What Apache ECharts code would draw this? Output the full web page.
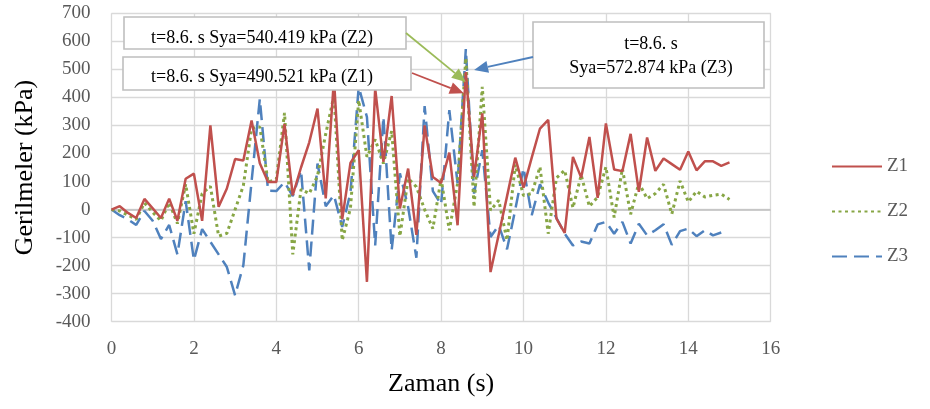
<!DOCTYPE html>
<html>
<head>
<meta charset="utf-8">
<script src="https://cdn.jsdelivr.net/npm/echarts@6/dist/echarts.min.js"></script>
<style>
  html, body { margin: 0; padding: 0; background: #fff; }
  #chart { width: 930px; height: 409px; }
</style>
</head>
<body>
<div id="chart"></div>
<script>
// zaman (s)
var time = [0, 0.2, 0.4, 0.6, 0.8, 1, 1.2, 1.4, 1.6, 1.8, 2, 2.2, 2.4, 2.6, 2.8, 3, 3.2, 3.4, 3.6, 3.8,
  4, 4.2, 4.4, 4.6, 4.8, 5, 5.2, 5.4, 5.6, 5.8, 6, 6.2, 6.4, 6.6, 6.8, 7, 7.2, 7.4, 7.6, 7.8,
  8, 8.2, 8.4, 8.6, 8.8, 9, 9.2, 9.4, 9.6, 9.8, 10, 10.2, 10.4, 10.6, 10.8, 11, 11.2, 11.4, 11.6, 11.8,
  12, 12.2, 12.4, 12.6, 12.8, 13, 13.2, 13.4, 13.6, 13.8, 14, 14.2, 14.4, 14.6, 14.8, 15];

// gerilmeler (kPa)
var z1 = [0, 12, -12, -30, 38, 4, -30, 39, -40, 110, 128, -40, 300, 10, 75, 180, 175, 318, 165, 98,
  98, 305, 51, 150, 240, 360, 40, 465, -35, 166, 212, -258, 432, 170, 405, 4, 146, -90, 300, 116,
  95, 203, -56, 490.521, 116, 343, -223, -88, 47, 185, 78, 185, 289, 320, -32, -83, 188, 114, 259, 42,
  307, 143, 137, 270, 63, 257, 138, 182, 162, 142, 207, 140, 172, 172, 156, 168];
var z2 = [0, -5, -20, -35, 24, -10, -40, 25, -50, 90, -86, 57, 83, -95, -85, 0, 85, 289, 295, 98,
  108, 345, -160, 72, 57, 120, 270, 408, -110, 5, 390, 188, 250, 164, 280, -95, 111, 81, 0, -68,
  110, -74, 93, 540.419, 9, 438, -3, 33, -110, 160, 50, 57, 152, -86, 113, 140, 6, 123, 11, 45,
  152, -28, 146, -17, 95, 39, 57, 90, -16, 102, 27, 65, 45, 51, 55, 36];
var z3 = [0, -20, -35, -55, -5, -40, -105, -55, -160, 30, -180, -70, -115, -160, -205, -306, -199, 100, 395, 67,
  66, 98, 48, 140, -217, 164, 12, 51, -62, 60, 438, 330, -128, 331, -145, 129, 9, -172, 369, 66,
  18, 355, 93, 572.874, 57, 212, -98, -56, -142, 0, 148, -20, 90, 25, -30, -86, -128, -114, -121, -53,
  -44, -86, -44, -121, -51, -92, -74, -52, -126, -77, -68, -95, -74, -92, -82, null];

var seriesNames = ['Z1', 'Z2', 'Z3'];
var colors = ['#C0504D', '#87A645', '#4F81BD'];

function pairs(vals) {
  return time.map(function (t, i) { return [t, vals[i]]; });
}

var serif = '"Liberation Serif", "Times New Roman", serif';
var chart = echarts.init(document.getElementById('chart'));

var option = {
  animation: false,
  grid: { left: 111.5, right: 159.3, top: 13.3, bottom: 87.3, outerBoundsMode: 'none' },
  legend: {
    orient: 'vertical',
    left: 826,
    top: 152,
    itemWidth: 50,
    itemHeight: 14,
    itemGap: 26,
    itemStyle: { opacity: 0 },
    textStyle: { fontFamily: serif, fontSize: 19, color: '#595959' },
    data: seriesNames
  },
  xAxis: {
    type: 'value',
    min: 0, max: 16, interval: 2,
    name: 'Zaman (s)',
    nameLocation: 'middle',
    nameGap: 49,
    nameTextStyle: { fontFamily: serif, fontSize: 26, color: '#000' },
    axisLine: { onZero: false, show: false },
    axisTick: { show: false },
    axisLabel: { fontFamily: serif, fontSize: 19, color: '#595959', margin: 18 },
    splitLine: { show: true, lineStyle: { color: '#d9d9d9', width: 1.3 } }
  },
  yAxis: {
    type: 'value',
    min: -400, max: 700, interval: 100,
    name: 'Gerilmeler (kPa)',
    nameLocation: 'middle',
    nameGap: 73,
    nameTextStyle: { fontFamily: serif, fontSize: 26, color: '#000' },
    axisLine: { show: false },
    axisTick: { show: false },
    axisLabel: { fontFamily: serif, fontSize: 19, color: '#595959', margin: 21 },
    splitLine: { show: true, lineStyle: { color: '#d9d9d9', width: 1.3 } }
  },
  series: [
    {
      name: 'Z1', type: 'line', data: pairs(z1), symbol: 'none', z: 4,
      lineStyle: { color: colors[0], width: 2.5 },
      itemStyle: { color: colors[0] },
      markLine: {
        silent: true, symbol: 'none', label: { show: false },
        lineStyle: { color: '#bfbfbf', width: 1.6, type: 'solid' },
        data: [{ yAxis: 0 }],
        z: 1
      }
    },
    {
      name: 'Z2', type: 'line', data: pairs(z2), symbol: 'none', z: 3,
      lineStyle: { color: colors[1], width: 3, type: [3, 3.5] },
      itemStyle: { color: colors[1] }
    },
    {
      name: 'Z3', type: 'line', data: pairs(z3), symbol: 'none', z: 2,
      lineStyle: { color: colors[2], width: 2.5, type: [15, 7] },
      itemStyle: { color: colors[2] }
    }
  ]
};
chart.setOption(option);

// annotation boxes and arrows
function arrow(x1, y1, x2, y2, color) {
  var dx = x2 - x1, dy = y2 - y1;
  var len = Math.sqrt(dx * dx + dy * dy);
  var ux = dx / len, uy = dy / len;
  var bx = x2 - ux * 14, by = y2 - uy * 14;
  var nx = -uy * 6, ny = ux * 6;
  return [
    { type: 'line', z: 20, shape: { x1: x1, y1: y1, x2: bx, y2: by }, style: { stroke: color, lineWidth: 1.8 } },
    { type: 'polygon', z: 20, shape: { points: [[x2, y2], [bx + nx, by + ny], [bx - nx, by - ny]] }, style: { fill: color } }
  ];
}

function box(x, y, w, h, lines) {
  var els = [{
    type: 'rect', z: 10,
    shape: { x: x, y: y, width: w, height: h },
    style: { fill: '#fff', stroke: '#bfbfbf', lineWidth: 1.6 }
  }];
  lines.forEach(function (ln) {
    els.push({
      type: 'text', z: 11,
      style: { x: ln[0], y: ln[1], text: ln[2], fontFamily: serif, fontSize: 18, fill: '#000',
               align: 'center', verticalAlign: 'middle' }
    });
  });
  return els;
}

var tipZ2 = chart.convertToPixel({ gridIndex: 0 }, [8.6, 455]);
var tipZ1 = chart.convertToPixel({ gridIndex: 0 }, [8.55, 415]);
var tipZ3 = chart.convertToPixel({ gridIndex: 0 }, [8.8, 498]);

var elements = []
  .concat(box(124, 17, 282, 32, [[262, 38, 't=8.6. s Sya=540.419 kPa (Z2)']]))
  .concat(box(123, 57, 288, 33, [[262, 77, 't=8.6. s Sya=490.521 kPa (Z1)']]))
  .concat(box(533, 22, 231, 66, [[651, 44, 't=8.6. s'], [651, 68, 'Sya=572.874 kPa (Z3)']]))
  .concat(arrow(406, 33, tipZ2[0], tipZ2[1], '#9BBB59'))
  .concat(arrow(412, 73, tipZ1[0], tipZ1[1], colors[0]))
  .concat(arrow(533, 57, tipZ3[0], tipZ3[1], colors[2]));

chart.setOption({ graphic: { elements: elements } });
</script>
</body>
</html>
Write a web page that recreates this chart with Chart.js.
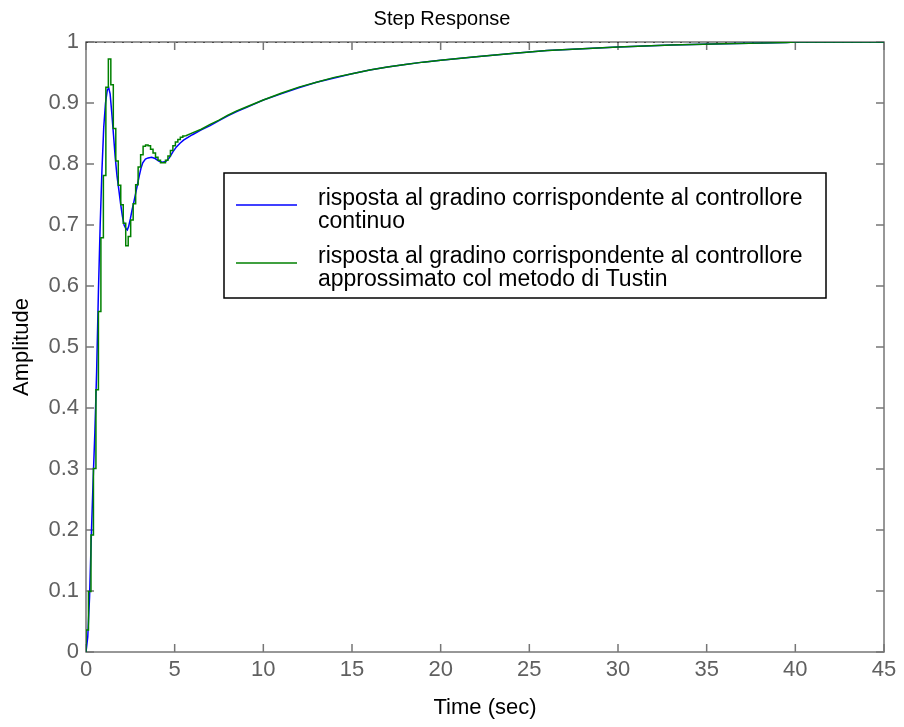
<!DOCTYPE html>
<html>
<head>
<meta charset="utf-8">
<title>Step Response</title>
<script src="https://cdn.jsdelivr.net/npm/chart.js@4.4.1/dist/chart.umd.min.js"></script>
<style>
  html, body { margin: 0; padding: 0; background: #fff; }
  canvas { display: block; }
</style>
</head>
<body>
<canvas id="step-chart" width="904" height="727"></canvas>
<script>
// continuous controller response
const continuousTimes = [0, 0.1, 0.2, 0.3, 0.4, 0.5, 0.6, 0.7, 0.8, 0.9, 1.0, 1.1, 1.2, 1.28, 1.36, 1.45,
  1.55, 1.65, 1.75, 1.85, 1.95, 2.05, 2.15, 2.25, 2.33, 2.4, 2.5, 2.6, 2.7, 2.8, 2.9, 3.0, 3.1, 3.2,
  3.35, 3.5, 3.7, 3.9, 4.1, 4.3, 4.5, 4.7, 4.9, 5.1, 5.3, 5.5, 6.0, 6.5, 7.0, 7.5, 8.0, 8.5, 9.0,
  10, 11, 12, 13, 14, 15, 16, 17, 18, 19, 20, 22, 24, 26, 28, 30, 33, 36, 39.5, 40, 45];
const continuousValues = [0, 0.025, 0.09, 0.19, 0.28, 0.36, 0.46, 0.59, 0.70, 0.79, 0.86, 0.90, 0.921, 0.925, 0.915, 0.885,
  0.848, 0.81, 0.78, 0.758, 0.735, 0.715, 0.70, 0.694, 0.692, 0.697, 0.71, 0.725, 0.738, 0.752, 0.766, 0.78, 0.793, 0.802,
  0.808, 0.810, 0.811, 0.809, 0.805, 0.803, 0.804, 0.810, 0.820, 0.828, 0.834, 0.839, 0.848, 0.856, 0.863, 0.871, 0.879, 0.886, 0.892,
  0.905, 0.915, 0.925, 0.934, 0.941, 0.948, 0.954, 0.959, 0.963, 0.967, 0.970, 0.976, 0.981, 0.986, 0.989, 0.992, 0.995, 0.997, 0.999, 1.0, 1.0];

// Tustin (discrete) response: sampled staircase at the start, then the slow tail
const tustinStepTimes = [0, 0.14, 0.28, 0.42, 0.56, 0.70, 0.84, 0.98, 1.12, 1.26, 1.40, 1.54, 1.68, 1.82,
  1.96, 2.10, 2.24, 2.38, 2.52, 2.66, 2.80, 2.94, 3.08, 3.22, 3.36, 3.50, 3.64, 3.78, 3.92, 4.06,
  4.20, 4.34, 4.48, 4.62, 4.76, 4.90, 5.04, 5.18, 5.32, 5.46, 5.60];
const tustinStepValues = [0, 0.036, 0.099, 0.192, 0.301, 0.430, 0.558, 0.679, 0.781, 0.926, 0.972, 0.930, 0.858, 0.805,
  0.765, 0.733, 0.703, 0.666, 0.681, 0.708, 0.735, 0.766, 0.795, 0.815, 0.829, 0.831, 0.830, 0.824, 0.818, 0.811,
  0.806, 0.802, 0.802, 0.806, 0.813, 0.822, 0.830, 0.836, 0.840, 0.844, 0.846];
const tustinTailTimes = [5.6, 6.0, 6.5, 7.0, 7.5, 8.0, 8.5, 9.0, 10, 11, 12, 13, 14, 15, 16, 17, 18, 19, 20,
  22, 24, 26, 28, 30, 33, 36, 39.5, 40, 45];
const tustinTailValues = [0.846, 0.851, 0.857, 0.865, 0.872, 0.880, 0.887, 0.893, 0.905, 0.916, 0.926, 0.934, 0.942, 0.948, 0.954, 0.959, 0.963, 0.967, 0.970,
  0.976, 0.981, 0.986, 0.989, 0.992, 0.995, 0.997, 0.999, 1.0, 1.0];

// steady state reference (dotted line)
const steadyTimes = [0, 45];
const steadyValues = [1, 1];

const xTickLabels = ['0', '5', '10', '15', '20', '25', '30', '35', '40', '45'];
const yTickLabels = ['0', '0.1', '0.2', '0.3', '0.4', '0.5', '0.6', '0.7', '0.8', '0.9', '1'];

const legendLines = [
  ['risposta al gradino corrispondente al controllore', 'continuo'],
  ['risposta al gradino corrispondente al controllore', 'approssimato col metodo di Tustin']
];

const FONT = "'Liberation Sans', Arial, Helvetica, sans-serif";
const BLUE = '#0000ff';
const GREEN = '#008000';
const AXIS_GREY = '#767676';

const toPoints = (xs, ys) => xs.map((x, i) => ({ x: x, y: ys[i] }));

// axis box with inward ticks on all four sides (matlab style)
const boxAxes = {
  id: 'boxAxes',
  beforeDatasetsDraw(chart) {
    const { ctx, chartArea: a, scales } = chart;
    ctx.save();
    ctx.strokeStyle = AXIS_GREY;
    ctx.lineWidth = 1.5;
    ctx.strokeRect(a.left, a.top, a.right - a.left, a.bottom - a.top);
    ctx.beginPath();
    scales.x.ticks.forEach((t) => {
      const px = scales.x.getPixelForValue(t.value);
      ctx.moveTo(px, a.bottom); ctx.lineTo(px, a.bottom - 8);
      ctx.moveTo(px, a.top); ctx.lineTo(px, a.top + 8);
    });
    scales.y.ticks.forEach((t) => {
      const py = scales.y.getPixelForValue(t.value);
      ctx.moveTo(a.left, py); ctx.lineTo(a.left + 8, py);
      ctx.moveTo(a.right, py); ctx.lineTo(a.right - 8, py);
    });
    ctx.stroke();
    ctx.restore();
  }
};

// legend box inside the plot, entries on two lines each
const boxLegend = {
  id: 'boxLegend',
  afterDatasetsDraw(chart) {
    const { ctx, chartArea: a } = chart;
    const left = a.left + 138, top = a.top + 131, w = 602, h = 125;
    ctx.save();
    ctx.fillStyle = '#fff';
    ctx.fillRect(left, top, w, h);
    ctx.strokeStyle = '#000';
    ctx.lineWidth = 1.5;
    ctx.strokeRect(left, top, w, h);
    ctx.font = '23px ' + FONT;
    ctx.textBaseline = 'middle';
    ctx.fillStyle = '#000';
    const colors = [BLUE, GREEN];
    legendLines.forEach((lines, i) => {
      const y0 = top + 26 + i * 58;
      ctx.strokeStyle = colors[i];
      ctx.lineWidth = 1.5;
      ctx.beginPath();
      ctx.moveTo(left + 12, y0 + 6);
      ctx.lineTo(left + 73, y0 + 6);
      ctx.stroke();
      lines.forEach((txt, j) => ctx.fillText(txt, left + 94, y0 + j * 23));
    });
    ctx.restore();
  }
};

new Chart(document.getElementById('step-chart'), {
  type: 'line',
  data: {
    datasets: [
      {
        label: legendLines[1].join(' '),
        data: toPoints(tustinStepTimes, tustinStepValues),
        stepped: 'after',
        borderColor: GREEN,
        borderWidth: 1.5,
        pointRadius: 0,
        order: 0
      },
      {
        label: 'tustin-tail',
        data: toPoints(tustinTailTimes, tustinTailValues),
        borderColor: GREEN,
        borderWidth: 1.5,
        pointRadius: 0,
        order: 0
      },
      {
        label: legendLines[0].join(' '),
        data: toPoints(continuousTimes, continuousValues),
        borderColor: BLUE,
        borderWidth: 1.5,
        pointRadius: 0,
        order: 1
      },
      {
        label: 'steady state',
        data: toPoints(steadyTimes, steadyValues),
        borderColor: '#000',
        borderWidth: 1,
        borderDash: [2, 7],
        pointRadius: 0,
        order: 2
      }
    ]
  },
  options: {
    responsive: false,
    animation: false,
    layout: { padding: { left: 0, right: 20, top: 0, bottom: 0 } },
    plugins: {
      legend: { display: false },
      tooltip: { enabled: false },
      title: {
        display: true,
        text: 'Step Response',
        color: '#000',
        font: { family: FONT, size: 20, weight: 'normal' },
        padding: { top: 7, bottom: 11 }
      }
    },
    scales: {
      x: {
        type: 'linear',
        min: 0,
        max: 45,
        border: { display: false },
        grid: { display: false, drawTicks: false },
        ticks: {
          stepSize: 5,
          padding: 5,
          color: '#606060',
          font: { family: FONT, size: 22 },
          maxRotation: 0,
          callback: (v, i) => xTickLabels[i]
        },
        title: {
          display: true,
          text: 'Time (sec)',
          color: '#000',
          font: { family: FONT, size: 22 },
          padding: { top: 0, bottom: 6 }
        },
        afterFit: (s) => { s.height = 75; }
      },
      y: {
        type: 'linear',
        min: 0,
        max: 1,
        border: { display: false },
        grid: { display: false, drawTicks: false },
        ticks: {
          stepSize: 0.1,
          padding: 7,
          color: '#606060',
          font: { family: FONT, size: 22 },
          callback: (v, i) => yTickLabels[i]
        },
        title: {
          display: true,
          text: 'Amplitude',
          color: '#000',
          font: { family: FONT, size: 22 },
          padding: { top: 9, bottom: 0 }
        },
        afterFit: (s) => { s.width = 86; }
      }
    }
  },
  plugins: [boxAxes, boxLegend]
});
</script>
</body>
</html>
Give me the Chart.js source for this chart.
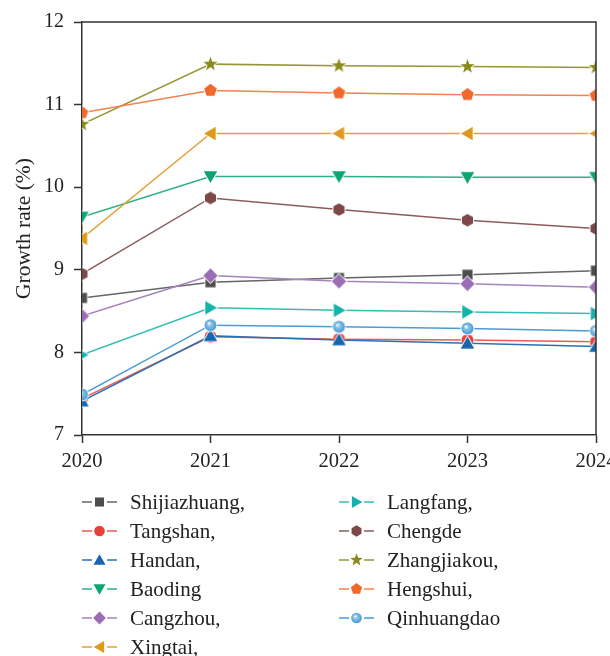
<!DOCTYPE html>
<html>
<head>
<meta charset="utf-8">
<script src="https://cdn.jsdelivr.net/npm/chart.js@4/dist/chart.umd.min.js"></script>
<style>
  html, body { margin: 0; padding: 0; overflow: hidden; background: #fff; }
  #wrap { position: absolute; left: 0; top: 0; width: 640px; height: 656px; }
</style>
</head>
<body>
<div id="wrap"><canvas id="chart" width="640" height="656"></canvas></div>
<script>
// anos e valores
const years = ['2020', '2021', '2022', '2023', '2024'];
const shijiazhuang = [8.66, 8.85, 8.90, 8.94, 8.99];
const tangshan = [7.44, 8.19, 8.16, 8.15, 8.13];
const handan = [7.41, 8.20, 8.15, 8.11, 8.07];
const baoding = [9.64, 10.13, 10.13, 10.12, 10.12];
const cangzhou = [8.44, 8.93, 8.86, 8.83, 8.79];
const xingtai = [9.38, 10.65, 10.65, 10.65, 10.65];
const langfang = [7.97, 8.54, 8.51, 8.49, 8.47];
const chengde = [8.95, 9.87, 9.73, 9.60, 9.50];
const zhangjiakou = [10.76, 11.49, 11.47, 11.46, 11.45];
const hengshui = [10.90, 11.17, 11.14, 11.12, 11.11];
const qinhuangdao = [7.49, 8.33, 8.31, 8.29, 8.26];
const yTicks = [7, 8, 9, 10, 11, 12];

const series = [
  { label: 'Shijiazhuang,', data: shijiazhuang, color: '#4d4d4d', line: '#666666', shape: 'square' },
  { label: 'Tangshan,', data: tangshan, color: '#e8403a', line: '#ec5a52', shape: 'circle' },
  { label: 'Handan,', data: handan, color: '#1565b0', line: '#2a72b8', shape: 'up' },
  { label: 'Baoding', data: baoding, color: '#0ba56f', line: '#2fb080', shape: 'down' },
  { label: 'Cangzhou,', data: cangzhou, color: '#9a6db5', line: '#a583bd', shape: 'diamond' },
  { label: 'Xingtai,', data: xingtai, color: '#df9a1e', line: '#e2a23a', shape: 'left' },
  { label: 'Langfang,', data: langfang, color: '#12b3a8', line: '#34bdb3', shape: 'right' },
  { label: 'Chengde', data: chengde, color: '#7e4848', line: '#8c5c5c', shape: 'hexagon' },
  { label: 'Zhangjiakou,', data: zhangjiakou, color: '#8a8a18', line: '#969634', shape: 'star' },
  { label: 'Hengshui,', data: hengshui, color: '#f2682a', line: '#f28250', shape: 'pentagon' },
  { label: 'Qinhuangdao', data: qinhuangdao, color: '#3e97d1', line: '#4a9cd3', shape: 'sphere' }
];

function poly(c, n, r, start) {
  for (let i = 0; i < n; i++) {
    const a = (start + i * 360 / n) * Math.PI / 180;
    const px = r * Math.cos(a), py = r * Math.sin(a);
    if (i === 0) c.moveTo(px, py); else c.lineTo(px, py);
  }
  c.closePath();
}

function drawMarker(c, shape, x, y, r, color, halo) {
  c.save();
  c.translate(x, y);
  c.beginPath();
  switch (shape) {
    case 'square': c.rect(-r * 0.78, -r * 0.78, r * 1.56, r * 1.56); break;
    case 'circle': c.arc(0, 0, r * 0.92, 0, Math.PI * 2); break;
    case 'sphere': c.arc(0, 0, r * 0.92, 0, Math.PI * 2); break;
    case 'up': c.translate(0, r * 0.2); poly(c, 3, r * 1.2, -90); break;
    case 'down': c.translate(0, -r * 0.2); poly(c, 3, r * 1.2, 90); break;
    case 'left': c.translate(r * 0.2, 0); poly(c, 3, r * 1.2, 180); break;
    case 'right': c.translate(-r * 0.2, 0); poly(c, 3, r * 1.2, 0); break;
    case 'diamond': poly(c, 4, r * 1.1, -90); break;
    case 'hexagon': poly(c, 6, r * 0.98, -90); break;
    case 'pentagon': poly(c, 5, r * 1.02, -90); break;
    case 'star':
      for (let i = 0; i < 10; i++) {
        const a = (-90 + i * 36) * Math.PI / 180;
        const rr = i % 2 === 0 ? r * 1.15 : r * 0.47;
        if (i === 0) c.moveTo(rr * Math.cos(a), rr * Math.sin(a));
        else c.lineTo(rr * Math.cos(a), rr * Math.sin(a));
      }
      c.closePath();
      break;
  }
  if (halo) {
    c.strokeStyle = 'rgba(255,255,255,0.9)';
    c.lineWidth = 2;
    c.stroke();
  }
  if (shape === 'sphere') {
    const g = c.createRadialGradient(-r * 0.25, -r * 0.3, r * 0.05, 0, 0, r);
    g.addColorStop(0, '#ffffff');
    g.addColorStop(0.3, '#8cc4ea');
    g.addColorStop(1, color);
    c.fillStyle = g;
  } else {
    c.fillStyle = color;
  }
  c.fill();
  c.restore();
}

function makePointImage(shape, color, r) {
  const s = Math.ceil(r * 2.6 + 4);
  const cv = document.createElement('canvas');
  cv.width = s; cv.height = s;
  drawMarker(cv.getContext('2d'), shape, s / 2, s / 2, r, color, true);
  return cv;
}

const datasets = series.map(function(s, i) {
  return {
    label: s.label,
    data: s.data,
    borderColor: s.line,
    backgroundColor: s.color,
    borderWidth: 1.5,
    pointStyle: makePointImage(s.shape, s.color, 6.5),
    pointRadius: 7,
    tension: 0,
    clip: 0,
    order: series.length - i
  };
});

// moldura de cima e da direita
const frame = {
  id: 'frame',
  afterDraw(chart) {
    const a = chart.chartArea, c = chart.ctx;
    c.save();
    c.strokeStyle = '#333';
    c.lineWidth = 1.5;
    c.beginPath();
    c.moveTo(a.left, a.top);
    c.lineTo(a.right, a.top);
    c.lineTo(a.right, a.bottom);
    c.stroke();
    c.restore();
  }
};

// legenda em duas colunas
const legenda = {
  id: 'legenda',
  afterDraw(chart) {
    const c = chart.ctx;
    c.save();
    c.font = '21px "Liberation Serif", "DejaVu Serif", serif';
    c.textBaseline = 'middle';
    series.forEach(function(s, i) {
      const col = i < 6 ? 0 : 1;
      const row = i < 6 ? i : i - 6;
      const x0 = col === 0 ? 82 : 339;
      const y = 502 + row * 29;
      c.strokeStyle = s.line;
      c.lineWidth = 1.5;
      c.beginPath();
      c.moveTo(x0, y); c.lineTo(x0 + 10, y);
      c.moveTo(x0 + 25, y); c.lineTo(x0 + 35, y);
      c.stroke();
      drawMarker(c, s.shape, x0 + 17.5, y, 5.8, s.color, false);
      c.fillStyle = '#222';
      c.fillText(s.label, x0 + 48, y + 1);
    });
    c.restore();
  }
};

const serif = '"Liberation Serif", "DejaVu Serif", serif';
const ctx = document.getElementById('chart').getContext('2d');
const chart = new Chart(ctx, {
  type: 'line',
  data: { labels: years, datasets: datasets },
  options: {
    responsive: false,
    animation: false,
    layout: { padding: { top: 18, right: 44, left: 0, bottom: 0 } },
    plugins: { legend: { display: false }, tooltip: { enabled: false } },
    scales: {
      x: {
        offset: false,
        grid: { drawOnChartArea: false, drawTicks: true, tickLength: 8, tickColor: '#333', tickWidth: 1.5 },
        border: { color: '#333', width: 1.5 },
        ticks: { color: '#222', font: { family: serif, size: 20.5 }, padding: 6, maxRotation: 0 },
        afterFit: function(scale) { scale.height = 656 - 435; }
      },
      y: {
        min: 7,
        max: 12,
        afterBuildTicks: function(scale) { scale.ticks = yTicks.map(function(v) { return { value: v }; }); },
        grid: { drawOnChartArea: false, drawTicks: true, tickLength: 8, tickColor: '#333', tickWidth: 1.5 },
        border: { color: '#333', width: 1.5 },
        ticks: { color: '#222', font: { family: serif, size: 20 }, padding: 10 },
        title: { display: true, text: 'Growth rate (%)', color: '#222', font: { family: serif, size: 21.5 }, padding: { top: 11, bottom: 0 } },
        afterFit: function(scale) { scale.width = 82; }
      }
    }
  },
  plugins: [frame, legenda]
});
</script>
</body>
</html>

**Directive**.
Reproduce only the lines of the records from the start up to and including the line that holds "14.6, 14.8, 15];"; do not carry over any picture.

**Expected answer**.
What Apache ECharts code would draw this? Output the full web page.
<!DOCTYPE html>
<html>
<head>
<meta charset="utf-8">
<script src="https://cdn.jsdelivr.net/npm/echarts@6/dist/echarts.min.js"></script>
<style>
  html, body { margin: 0; padding: 0; background: #fff; }
  #chart { width: 930px; height: 409px; }
</style>
</head>
<body>
<div id="chart"></div>
<script>
// zaman (s)
var time = [0, 0.2, 0.4, 0.6, 0.8, 1, 1.2, 1.4, 1.6, 1.8, 2, 2.2, 2.4, 2.6, 2.8, 3, 3.2, 3.4, 3.6, 3.8,
  4, 4.2, 4.4, 4.6, 4.8, 5, 5.2, 5.4, 5.6, 5.8, 6, 6.2, 6.4, 6.6, 6.8, 7, 7.2, 7.4, 7.6, 7.8,
  8, 8.2, 8.4, 8.6, 8.8, 9, 9.2, 9.4, 9.6, 9.8, 10, 10.2, 10.4, 10.6, 10.8, 11, 11.2, 11.4, 11.6, 11.8,
  12, 12.2, 12.4, 12.6, 12.8, 13, 13.2, 13.4, 13.6, 13.8, 14, 14.2, 14.4, 14.6, 14.8, 15];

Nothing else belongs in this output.